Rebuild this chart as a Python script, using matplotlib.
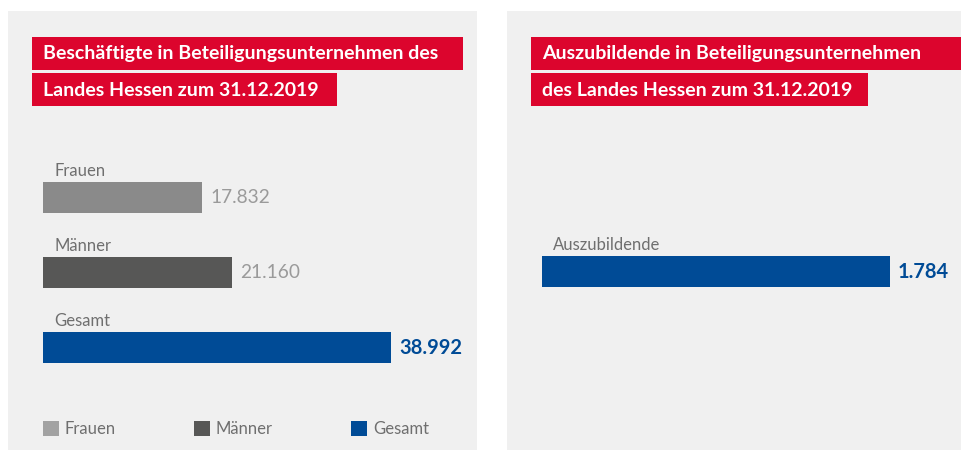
import matplotlib.pyplot as plt
from matplotlib.patches import Rectangle, Patch

# Daten
kategorien = ["Frauen", "Männer", "Gesamt"]
beschaeftigte = [17832, 21160, 38992]
wert_labels = ["17.832", "21.160", "38.992"]
azubi_kategorie = ["Auszubildende"]
azubis = [1784]
azubi_labels = ["1.784"]

GRAU_HELL = "#8a8a8a"
GRAU_LEGENDE = "#a2a2a2"
GRAU_DUNKEL = "#575756"
BLAU = "#004b96"
ROT = "#dc052d"
HINTERGRUND = "#f0f0f0"
TEXT_GRAU = "#6f6f6f"
WERT_GRAU = "#9a9a9a"

plt.rcParams["font.family"] = ["Lato", "DejaVu Sans"]

W, H = 961, 450
fig = plt.figure(figsize=(W / 100, H / 100), dpi=100)
fig.patch.set_facecolor("white")

# Hintergrund-Achse in Pixelkoordinaten (y nach unten)
bg = fig.add_axes([0, 0, 1, 1], zorder=0)
bg.set_xlim(0, W)
bg.set_ylim(H, 0)
bg.axis("off")

bg.add_patch(Rectangle((8, 11), 469, 440, color=HINTERGRUND, lw=0))
bg.add_patch(Rectangle((507, 11), 454, 440, color=HINTERGRUND, lw=0))


def titelbox(x, y, breite, text):
    bg.add_patch(Rectangle((x, y), breite, 33, color=ROT, lw=0))
    bg.text(x + 11, y + 17, text, color="white", fontsize=14,
            fontweight="bold", va="center")


titelbox(32, 37, 431, "Beschäftigte in Beteiligungsunternehmen des")
titelbox(32, 73, 305, "Landes Hessen zum 31.12.2019")
titelbox(531, 37, 430, "Auszubildende in Beteiligungsunternehmen")
titelbox(531, 73, 337, "des Landes Hessen zum 31.12.2019")

BALKEN_H = 31 / 75


def balken_panel(ax, namen, werte, labels, farben, wert_farben, wert_fett):
    ax.barh(range(len(werte)), werte, height=BALKEN_H, color=farben)
    ax.set_xlim(0, max(werte))
    ax.set_ylim(len(werte) - 0.5, -0.5)
    ax.axis("off")
    ax.patch.set_alpha(0)
    for i, (n, v, lab) in enumerate(zip(namen, werte, labels)):
        ax.annotate(n, xy=(0, i - BALKEN_H / 2), xytext=(11, 6),
                    textcoords="offset pixels", color=TEXT_GRAU,
                    fontsize=12, va="baseline", annotation_clip=False)
        ax.annotate(lab, xy=(v, i), xytext=(8, 0), textcoords="offset pixels",
                    color=wert_farben[i],
                    fontsize=14.5 if wert_fett[i] else 13.8,
                    fontweight="bold" if wert_fett[i] else "normal",
                    va="center", annotation_clip=False)


# linkes Panel: Balken von x=43 bis 391, Kategorien im Abstand von 75 px
ax1 = fig.add_axes([43 / W, (H - 385) / H, 348 / W, 225 / H], zorder=1)
balken_panel(ax1, kategorien, beschaeftigte, wert_labels,
             [GRAU_HELL, GRAU_DUNKEL, BLAU],
             [WERT_GRAU, WERT_GRAU, BLAU], [False, False, True])

# rechtes Panel
ax2 = fig.add_axes([542 / W, (H - 309) / H, 348 / W, 75 / H], zorder=1)
balken_panel(ax2, azubi_kategorie, azubis, azubi_labels,
             [BLAU], [BLAU], [True])

# Legende links unten
handles = [Patch(color=c, lw=0) for c in [GRAU_LEGENDE, GRAU_DUNKEL, BLAU]]
fig.legend(handles, kategorien, loc="center left",
           bbox_to_anchor=(43 / W, (H - 429) / H), ncol=3, frameon=False,
           fontsize=12, labelcolor=TEXT_GRAU, borderpad=0, borderaxespad=0,
           handlelength=0.95, handleheight=1.05, handletextpad=0.35,
           columnspacing=4.7)

fig.savefig("out.png", dpi=100)
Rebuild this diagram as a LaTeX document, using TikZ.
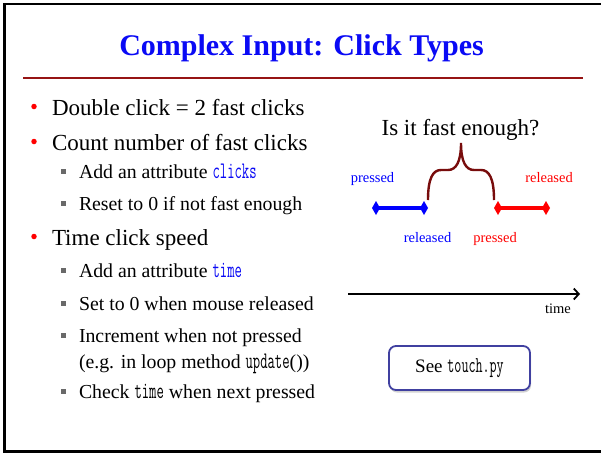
\documentclass[tikz,border=0pt]{standalone}
\usepackage{fontspec}
\setmainfont{Liberation Serif}
\newfontfamily\codefont[Scale=1.2,FakeStretch=0.6]{Latin Modern Mono}
\usetikzlibrary{arrows.meta,shadows}
\definecolor{titleblue}{RGB}{10,10,245}
\definecolor{rulered}{RGB}{150,20,20}
\definecolor{bracered}{RGB}{120,12,12}
\definecolor{boxblue}{RGB}{64,64,160}
\definecolor{squaregray}{RGB}{105,105,105}
\newcommand\codeword[1]{{\codefont #1}}

\begin{document}
\begin{tikzpicture}[x=1pt,y=-1pt,
  every node/.style={inner sep=0pt, outer sep=0pt},
  title/.style={anchor=base, font=\fontsize{30}{34}\selectfont\bfseries, text=titleblue},
  bodytext/.style={anchor=base west, font=\fontsize{23}{27}\selectfont},
  subtext/.style={anchor=base west, font=\fontsize{19.8}{23}\selectfont},
  reddot/.style={circle, fill=red, minimum size=5.5pt},
  graysq/.style={rectangle, fill=squaregray, minimum size=5pt},
  ticklabel/.style={anchor=base, font=\fontsize{14.5}{17}\selectfont},
  segment/.style={line width=4pt, {Diamond[length=8pt,width=14pt]}-{Diamond[length=8pt,width=14pt]}},
  brace/.style={draw=bracered, line width=2.4pt},
  codebox/.style={draw=boxblue, line width=1.8pt, rounded corners=7pt, fill=white,
    minimum width=141pt, minimum height=44pt,
    font=\fontsize{19}{22}\selectfont,
    drop shadow={opacity=0.35, shadow xshift=1pt, shadow yshift=-2.5pt}},
]
\useasboundingbox (0,0) rectangle (601,453);
\fill[white] (0,0) rectangle (601,453);

% slide frame (open on the right)
\draw[line width=2.8pt] (605,4) -- (4.6,4) -- (4.6,451.8) -- (605,451.8);

% heading and rule
\node[title] (heading) at (301.5,55) {Complex Input: Click Types};
\draw[rulered, line width=1.6pt] (23,77.8) -- (583,77.8);

% bullet list
\node[reddot] (b1) at (34,106.5) {};
\node[bodytext] (t1) at (52,115) {Double click = 2 fast clicks};
\node[reddot] (b2) at (34,141.5) {};
\node[bodytext] (t2) at (52,150) {Count number of fast clicks};
\node[graysq] (s1) at (63.5,171) {};
\node[subtext] (u1) at (79,178) {Add an attribute \textcolor{titleblue}{\codeword{clicks}}};
\node[graysq] (s2) at (63.5,203) {};
\node[subtext] (u2) at (79,210) {Reset to 0 if not fast enough};
\node[reddot] (b3) at (34,236.5) {};
\node[bodytext] (t3) at (52,245) {Time click speed};
\node[graysq] (s3) at (63.5,270) {};
\node[subtext] (u3) at (79,277) {Add an attribute \textcolor{titleblue}{\codeword{time}}};
\node[graysq] (s4) at (63.5,303) {};
\node[subtext] (u4) at (79,310) {Set to 0 when mouse released};
\node[graysq] (s5) at (63.5,335) {};
\node[subtext] (u5) at (79,342) {Increment when not pressed};
\node[subtext] (u5b) at (79,368) {(e.g. in loop method \codeword{update}())};
\node[graysq] (s6) at (63.5,391) {};
\node[subtext] (u6) at (79,398) {Check \codeword{time} when next pressed};

% click timeline
\node[anchor=base, font=\fontsize{23}{27}\selectfont] (question) at (460.5,135) {Is it fast enough?};
\coordinate (bl) at (372,208);
\coordinate (br) at (428,208);
\coordinate (rl) at (494,208);
\coordinate (rr) at (550,208);
\coordinate (braceL) at (428,200);
\coordinate (braceR) at (494,200);
\coordinate (braceTip) at (461,143);
\draw[segment, blue] (bl) -- (br);
\draw[segment, red] (rl) -- (rr);
\draw[brace] (braceL) .. controls (428,178) and (433,170) .. (441,170) -- (448,170)
  .. controls (456,170) and (461,162) .. (braceTip)
  .. controls (461,162) and (466,170) .. (474,170) -- (481,170)
  .. controls (489,170) and (494,178) .. (braceR);
\node[ticklabel, text=blue] (p1) at (372.5,182) {pressed};
\node[ticklabel, text=blue] (r1) at (427.5,242) {released};
\node[ticklabel, text=red] (p2) at (495,242) {pressed};
\node[ticklabel, text=red] (r2) at (549,182) {released};

% time axis
\coordinate (axisStart) at (348,294);
\coordinate (axisEnd) at (580,294);
\draw[line width=1.8pt, -{Straight Barb[length=5pt,width=11pt]}] (axisStart) -- (axisEnd);
\node[ticklabel] (timelabel) at (558,313) {time};

% pointer to the source file
\node[codebox] (seefile) at (459.5,368) {See \codeword{touch.py}};
\end{tikzpicture}
\end{document}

::::::

## Given instruction
Leave out the pictures and restate, word for word, the lines from the top of the data through the line containing "from matplotlib.patches import", both included.

## Written solution
Rebuild this chart as a Python script, using matplotlib.
import matplotlib.pyplot as plt
from matplotlib.patches import Rectangle, Patch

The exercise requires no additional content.